[Dataset extract]

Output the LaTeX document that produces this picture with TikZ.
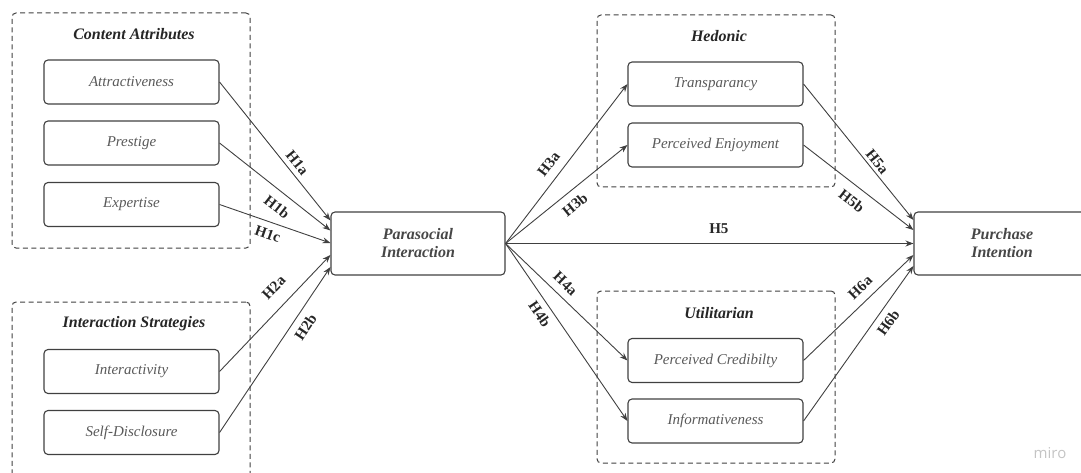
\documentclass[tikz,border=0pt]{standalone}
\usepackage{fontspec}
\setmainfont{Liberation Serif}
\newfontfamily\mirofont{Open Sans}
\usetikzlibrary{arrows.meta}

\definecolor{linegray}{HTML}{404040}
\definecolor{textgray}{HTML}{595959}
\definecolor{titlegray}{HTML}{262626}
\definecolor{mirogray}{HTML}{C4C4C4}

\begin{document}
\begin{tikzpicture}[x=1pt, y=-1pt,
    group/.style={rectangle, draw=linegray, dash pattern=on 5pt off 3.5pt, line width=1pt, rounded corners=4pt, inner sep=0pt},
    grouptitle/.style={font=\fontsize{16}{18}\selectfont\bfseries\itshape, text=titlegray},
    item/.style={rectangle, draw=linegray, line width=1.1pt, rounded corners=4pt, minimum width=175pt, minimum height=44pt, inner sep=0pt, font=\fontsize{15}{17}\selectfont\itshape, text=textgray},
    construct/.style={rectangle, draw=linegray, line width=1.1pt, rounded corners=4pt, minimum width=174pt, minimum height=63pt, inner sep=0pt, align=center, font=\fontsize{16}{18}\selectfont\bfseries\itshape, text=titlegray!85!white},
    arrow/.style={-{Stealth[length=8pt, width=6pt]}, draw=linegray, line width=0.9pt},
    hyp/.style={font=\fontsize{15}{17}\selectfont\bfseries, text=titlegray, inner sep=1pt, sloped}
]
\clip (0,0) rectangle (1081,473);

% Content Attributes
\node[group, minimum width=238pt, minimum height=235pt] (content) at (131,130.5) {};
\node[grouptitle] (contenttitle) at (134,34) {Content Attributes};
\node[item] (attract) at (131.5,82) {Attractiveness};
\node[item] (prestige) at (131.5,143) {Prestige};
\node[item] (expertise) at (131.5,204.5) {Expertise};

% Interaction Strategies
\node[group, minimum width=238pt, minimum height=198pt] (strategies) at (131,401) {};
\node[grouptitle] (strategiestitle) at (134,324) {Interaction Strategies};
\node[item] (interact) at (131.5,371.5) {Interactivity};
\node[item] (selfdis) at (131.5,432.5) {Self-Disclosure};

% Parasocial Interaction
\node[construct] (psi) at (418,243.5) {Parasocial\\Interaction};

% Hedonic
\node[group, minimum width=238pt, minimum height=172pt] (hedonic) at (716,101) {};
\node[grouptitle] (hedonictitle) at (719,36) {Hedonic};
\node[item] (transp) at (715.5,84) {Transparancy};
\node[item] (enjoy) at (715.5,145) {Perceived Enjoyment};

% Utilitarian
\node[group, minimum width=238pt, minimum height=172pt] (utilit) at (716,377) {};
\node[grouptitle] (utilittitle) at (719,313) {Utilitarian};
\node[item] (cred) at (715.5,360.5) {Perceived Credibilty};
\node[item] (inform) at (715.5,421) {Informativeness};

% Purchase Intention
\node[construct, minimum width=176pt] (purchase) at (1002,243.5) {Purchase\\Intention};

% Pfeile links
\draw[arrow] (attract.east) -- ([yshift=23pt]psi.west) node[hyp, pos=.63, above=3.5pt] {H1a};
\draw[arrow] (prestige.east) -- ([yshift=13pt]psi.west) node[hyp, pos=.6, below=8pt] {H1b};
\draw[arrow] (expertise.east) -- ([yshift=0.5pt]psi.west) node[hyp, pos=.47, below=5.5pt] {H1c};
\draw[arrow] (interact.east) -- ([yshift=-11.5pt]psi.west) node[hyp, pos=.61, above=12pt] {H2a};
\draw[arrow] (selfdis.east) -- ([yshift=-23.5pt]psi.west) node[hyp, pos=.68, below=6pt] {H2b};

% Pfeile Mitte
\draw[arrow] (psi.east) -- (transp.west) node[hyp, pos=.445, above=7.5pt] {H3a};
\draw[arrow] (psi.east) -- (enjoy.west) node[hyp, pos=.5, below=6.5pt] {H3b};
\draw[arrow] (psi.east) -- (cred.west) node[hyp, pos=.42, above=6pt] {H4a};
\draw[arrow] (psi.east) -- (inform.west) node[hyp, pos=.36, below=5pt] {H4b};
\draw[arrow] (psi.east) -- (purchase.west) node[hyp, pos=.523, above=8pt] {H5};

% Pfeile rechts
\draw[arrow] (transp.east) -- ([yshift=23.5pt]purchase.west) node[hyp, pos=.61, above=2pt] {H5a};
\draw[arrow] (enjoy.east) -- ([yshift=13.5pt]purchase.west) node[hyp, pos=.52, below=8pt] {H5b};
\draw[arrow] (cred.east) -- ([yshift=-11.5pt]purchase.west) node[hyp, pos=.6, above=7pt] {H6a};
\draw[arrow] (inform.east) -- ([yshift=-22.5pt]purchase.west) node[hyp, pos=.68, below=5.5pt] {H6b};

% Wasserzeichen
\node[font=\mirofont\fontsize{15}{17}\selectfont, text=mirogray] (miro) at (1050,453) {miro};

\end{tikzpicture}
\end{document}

[Aim] Write out exactly the opening lines of the data, stopping after the line that holds "(psi) at (418,243.5)". Exclude pictures.

[Answer below]
Output the LaTeX document that produces this picture with TikZ.
\documentclass[tikz,border=0pt]{standalone}
\usepackage{fontspec}
\setmainfont{Liberation Serif}
\newfontfamily\mirofont{Open Sans}
\usetikzlibrary{arrows.meta}

\definecolor{linegray}{HTML}{404040}
\definecolor{textgray}{HTML}{595959}
\definecolor{titlegray}{HTML}{262626}
\definecolor{mirogray}{HTML}{C4C4C4}

\begin{document}
\begin{tikzpicture}[x=1pt, y=-1pt,
    group/.style={rectangle, draw=linegray, dash pattern=on 5pt off 3.5pt, line width=1pt, rounded corners=4pt, inner sep=0pt},
    grouptitle/.style={font=\fontsize{16}{18}\selectfont\bfseries\itshape, text=titlegray},
    item/.style={rectangle, draw=linegray, line width=1.1pt, rounded corners=4pt, minimum width=175pt, minimum height=44pt, inner sep=0pt, font=\fontsize{15}{17}\selectfont\itshape, text=textgray},
    construct/.style={rectangle, draw=linegray, line width=1.1pt, rounded corners=4pt, minimum width=174pt, minimum height=63pt, inner sep=0pt, align=center, font=\fontsize{16}{18}\selectfont\bfseries\itshape, text=titlegray!85!white},
    arrow/.style={-{Stealth[length=8pt, width=6pt]}, draw=linegray, line width=0.9pt},
    hyp/.style={font=\fontsize{15}{17}\selectfont\bfseries, text=titlegray, inner sep=1pt, sloped}
]
\clip (0,0) rectangle (1081,473);

% Content Attributes
\node[group, minimum width=238pt, minimum height=235pt] (content) at (131,130.5) {};
\node[grouptitle] (contenttitle) at (134,34) {Content Attributes};
\node[item] (attract) at (131.5,82) {Attractiveness};
\node[item] (prestige) at (131.5,143) {Prestige};
\node[item] (expertise) at (131.5,204.5) {Expertise};

% Interaction Strategies
\node[group, minimum width=238pt, minimum height=198pt] (strategies) at (131,401) {};
\node[grouptitle] (strategiestitle) at (134,324) {Interaction Strategies};
\node[item] (interact) at (131.5,371.5) {Interactivity};
\node[item] (selfdis) at (131.5,432.5) {Self-Disclosure};

% Parasocial Interaction
\node[construct] (psi) at (418,243.5) {Parasocial\\Interaction};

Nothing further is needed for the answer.